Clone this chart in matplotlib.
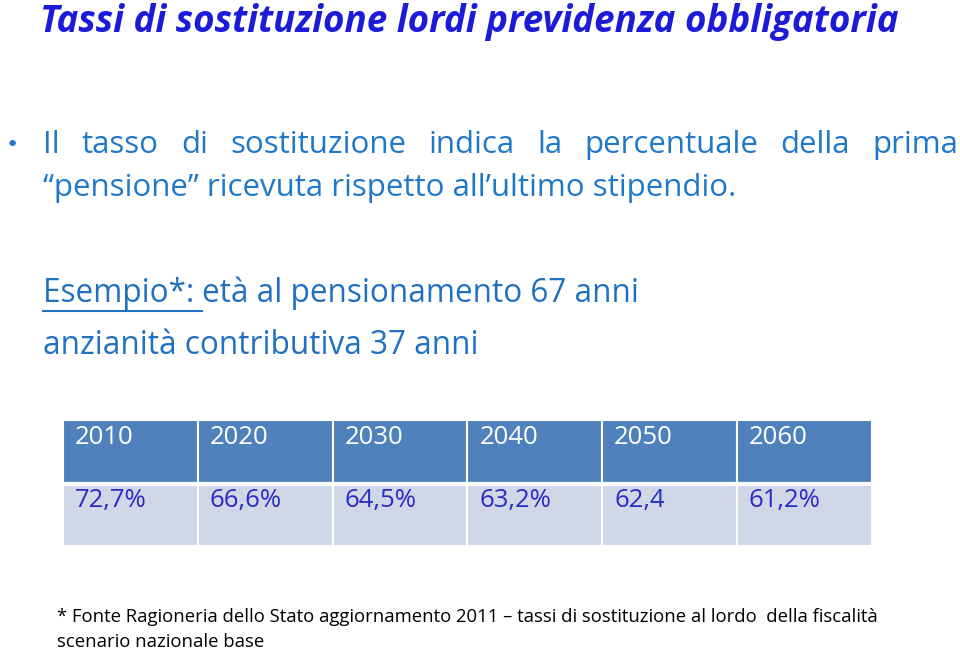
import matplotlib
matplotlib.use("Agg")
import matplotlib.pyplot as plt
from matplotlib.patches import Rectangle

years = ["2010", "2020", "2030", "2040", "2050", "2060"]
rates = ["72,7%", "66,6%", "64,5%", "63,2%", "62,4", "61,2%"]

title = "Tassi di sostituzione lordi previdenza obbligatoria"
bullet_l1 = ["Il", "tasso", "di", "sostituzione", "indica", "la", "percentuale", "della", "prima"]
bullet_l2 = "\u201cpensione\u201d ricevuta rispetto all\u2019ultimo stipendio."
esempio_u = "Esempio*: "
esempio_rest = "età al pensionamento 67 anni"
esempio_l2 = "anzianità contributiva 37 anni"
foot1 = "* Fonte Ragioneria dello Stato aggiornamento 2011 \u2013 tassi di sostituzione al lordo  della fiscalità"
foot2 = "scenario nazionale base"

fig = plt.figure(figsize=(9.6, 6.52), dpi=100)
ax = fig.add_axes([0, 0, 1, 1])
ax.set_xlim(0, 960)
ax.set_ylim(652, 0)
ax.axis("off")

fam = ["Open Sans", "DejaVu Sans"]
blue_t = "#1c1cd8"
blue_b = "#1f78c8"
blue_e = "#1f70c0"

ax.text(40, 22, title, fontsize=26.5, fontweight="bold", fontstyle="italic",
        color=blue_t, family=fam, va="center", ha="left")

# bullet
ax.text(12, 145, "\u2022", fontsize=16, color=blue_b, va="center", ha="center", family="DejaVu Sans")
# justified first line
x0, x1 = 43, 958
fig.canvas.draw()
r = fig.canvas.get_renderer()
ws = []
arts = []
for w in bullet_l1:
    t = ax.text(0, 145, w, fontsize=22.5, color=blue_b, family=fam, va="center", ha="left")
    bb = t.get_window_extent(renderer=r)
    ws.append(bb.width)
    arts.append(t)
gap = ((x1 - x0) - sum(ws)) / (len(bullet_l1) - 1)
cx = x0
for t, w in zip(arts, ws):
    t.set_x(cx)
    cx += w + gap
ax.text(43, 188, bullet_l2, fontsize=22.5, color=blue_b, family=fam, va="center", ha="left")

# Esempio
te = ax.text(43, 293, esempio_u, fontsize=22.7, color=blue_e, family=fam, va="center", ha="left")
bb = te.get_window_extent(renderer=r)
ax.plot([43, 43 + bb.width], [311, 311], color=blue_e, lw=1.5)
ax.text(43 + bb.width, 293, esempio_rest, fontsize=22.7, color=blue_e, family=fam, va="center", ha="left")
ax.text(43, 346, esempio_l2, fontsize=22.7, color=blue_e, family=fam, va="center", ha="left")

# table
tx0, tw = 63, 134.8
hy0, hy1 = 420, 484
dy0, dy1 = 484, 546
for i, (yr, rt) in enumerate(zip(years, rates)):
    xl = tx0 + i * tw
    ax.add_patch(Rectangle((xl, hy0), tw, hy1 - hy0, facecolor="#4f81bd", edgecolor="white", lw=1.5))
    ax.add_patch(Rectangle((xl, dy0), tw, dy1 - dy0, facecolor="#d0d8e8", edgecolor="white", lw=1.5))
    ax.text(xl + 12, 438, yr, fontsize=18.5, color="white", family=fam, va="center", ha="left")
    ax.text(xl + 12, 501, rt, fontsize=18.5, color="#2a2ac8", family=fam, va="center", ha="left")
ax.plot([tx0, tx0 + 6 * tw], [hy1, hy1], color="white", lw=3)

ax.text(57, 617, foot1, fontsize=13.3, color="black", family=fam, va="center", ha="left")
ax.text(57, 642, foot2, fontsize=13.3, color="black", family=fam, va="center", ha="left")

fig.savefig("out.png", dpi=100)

◆ **DIRECTIVE**: Copy each line of the listing that contains the string "matplotlib".

◆ **COMPLETE OUTPUT**:
Clone this chart in matplotlib.
import matplotlib
matplotlib.use("Agg")
import matplotlib.pyplot as plt
from matplotlib.patches import Rectangle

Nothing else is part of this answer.